*Direction*: Copy each line of the data below exactly, leaving out pictures.
================
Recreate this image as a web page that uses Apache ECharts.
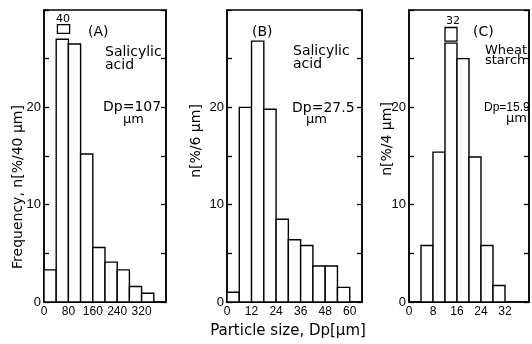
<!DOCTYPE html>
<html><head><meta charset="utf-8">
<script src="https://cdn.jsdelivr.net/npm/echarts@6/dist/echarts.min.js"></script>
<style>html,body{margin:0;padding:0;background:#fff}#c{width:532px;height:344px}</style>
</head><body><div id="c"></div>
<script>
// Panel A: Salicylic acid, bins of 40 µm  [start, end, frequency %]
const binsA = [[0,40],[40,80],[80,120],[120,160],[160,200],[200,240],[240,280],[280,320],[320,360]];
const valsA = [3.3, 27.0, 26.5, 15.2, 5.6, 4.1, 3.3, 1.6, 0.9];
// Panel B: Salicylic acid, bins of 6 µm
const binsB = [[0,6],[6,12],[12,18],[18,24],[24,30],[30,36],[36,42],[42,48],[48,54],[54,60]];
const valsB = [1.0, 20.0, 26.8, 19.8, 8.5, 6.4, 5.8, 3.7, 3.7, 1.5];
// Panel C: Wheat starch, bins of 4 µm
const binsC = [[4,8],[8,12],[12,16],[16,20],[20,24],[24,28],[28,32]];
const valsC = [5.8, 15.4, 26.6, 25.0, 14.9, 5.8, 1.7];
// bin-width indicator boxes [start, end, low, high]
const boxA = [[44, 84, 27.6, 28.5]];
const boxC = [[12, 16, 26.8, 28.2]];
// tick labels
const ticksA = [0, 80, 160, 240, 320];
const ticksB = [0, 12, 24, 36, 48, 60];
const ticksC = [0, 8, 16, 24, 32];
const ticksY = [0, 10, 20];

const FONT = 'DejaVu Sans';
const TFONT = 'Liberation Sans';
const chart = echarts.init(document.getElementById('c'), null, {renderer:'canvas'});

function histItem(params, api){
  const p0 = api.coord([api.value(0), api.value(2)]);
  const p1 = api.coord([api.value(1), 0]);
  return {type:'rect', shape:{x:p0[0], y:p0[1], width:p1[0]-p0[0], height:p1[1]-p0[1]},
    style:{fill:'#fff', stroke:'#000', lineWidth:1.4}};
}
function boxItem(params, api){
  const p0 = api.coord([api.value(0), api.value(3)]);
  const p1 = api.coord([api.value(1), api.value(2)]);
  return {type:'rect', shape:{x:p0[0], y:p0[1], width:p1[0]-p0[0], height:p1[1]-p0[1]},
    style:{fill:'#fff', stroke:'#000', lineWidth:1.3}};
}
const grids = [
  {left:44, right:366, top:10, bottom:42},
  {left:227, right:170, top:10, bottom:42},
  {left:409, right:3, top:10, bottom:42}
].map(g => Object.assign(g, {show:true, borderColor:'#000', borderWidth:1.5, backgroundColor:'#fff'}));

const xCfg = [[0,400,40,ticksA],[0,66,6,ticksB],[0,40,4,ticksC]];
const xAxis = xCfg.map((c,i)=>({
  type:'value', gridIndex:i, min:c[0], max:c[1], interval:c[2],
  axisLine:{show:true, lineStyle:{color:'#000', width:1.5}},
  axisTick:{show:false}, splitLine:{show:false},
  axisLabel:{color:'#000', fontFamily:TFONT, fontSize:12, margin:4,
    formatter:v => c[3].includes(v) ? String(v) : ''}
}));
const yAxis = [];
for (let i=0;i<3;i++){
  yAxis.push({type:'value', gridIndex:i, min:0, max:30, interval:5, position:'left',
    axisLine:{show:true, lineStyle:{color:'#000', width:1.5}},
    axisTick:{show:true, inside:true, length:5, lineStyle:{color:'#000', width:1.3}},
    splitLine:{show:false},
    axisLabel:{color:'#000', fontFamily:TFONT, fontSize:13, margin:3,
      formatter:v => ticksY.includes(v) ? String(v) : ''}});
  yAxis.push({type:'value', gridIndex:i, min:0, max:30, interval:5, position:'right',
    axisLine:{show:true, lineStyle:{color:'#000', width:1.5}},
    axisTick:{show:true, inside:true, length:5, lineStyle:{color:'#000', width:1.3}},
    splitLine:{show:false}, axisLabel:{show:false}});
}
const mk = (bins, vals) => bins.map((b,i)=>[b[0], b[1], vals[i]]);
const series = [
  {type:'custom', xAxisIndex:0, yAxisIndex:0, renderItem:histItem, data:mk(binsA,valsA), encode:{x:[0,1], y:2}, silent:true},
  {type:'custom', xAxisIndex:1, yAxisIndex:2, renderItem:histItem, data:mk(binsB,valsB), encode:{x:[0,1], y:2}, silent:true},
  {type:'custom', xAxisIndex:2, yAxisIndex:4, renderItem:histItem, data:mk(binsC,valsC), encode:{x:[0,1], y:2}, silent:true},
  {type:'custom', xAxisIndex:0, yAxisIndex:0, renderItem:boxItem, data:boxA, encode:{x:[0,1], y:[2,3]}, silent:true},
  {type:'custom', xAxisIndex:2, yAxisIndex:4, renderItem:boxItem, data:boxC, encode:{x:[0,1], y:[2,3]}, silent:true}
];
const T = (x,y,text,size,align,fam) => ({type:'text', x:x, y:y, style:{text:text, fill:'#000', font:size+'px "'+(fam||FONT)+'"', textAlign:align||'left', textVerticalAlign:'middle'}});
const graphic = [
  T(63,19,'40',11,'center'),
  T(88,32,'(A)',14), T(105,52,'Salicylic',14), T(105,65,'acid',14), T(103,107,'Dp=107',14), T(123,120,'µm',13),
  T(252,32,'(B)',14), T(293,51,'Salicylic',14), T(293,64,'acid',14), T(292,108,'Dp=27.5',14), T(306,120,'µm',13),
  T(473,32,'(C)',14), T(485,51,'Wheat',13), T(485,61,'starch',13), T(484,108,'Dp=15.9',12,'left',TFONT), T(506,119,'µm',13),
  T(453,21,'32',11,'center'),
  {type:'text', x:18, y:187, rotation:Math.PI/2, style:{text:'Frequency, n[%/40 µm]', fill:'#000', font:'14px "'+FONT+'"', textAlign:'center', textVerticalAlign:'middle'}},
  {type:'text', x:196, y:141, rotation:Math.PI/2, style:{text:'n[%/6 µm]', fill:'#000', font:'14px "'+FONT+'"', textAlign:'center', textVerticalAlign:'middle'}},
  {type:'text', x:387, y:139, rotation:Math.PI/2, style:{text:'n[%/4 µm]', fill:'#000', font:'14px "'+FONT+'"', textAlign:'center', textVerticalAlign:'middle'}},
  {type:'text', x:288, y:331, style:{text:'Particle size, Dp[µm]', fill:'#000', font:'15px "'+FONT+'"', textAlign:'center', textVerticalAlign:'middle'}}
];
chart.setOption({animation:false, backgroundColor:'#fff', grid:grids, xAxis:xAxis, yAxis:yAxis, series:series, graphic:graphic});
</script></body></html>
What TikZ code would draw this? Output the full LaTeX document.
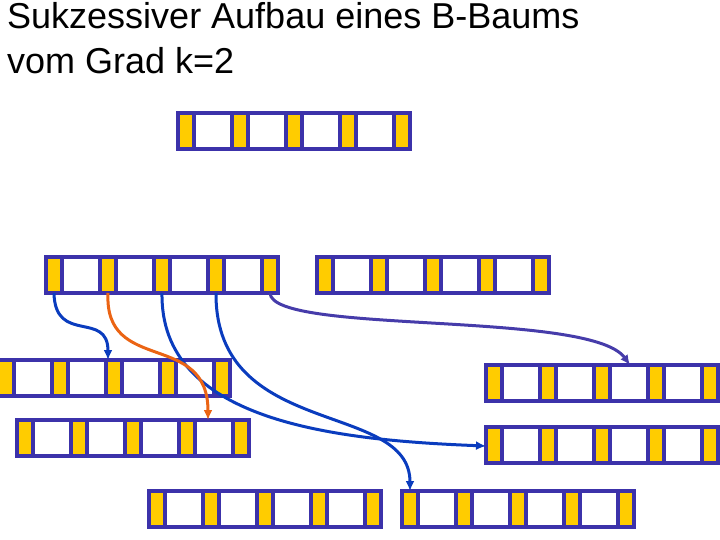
================
*Response to the task*:
Recreate this image as a web page that uses Apache ECharts.
<!DOCTYPE html>
<html><head><meta charset="utf-8">
<script src="https://cdn.jsdelivr.net/npm/echarts@6/dist/echarts.min.js"></script>
<style>html,body{margin:0;padding:0;background:#fff}#c{width:532px;height:344px}</style>
</head><body><div id="c"></div>
<script>
// Panel A: Salicylic acid, bins of 40 µm  [start, end, frequency %]
const binsA = [[0,40],[40,80],[80,120],[120,160],[160,200],[200,240],[240,280],[280,320],[320,360]];
const valsA = [3.3, 27.0, 26.5, 15.2, 5.6, 4.1, 3.3, 1.6, 0.9];
// Panel B: Salicylic acid, bins of 6 µm
const binsB = [[0,6],[6,12],[12,18],[18,24],[24,30],[30,36],[36,42],[42,48],[48,54],[54,60]];
const valsB = [1.0, 20.0, 26.8, 19.8, 8.5, 6.4, 5.8, 3.7, 3.7, 1.5];
// Panel C: Wheat starch, bins of 4 µm
const binsC = [[4,8],[8,12],[12,16],[16,20],[20,24],[24,28],[28,32]];
const valsC = [5.8, 15.4, 26.6, 25.0, 14.9, 5.8, 1.7];
// bin-width indicator boxes [start, end, low, high]
const boxA = [[44, 84, 27.6, 28.5]];
const boxC = [[12, 16, 26.8, 28.2]];
// tick labels
const ticksA = [0, 80, 160, 240, 320];
const ticksB = [0, 12, 24, 36, 48, 60];
const ticksC = [0, 8, 16, 24, 32];
const ticksY = [0, 10, 20];

const FONT = 'DejaVu Sans';
const TFONT = 'Liberation Sans';
const chart = echarts.init(document.getElementById('c'), null, {renderer:'canvas'});

function histItem(params, api){
  const p0 = api.coord([api.value(0), api.value(2)]);
  const p1 = api.coord([api.value(1), 0]);
  return {type:'rect', shape:{x:p0[0], y:p0[1], width:p1[0]-p0[0], height:p1[1]-p0[1]},
    style:{fill:'#fff', stroke:'#000', lineWidth:1.4}};
}
function boxItem(params, api){
  const p0 = api.coord([api.value(0), api.value(3)]);
  const p1 = api.coord([api.value(1), api.value(2)]);
  return {type:'rect', shape:{x:p0[0], y:p0[1], width:p1[0]-p0[0], height:p1[1]-p0[1]},
    style:{fill:'#fff', stroke:'#000', lineWidth:1.3}};
}
const grids = [
  {left:44, right:366, top:10, bottom:42},
  {left:227, right:170, top:10, bottom:42},
  {left:409, right:3, top:10, bottom:42}
].map(g => Object.assign(g, {show:true, borderColor:'#000', borderWidth:1.5, backgroundColor:'#fff'}));

const xCfg = [[0,400,40,ticksA],[0,66,6,ticksB],[0,40,4,ticksC]];
const xAxis = xCfg.map((c,i)=>({
  type:'value', gridIndex:i, min:c[0], max:c[1], interval:c[2],
  axisLine:{show:true, lineStyle:{color:'#000', width:1.5}},
  axisTick:{show:false}, splitLine:{show:false},
  axisLabel:{color:'#000', fontFamily:TFONT, fontSize:12, margin:4,
    formatter:v => c[3].includes(v) ? String(v) : ''}
}));
const yAxis = [];
for (let i=0;i<3;i++){
  yAxis.push({type:'value', gridIndex:i, min:0, max:30, interval:5, position:'left',
    axisLine:{show:true, lineStyle:{color:'#000', width:1.5}},
    axisTick:{show:true, inside:true, length:5, lineStyle:{color:'#000', width:1.3}},
    splitLine:{show:false},
    axisLabel:{color:'#000', fontFamily:TFONT, fontSize:13, margin:3,
      formatter:v => ticksY.includes(v) ? String(v) : ''}});
  yAxis.push({type:'value', gridIndex:i, min:0, max:30, interval:5, position:'right',
    axisLine:{show:true, lineStyle:{color:'#000', width:1.5}},
    axisTick:{show:true, inside:true, length:5, lineStyle:{color:'#000', width:1.3}},
    splitLine:{show:false}, axisLabel:{show:false}});
}
const mk = (bins, vals) => bins.map((b,i)=>[b[0], b[1], vals[i]]);
const series = [
  {type:'custom', xAxisIndex:0, yAxisIndex:0, renderItem:histItem, data:mk(binsA,valsA), encode:{x:[0,1], y:2}, silent:true},
  {type:'custom', xAxisIndex:1, yAxisIndex:2, renderItem:histItem, data:mk(binsB,valsB), encode:{x:[0,1], y:2}, silent:true},
  {type:'custom', xAxisIndex:2, yAxisIndex:4, renderItem:histItem, data:mk(binsC,valsC), encode:{x:[0,1], y:2}, silent:true},
  {type:'custom', xAxisIndex:0, yAxisIndex:0, renderItem:boxItem, data:boxA, encode:{x:[0,1], y:[2,3]}, silent:true},
  {type:'custom', xAxisIndex:2, yAxisIndex:4, renderItem:boxItem, data:boxC, encode:{x:[0,1], y:[2,3]}, silent:true}
];
const T = (x,y,text,size,align,fam) => ({type:'text', x:x, y:y, style:{text:text, fill:'#000', font:size+'px "'+(fam||FONT)+'"', textAlign:align||'left', textVerticalAlign:'middle'}});
const graphic = [
  T(63,19,'40',11,'center'),
  T(88,32,'(A)',14), T(105,52,'Salicylic',14), T(105,65,'acid',14), T(103,107,'Dp=107',14), T(123,120,'µm',13),
  T(252,32,'(B)',14), T(293,51,'Salicylic',14), T(293,64,'acid',14), T(292,108,'Dp=27.5',14), T(306,120,'µm',13),
  T(473,32,'(C)',14), T(485,51,'Wheat',13), T(485,61,'starch',13), T(484,108,'Dp=15.9',12,'left',TFONT), T(506,119,'µm',13),
  T(453,21,'32',11,'center'),
  {type:'text', x:18, y:187, rotation:Math.PI/2, style:{text:'Frequency, n[%/40 µm]', fill:'#000', font:'14px "'+FONT+'"', textAlign:'center', textVerticalAlign:'middle'}},
  {type:'text', x:196, y:141, rotation:Math.PI/2, style:{text:'n[%/6 µm]', fill:'#000', font:'14px "'+FONT+'"', textAlign:'center', textVerticalAlign:'middle'}},
  {type:'text', x:387, y:139, rotation:Math.PI/2, style:{text:'n[%/4 µm]', fill:'#000', font:'14px "'+FONT+'"', textAlign:'center', textVerticalAlign:'middle'}},
  {type:'text', x:288, y:331, style:{text:'Particle size, Dp[µm]', fill:'#000', font:'15px "'+FONT+'"', textAlign:'center', textVerticalAlign:'middle'}}
];
chart.setOption({animation:false, backgroundColor:'#fff', grid:grids, xAxis:xAxis, yAxis:yAxis, series:series, graphic:graphic});
</script></body></html>
What TikZ code would draw this? Output the full LaTeX document.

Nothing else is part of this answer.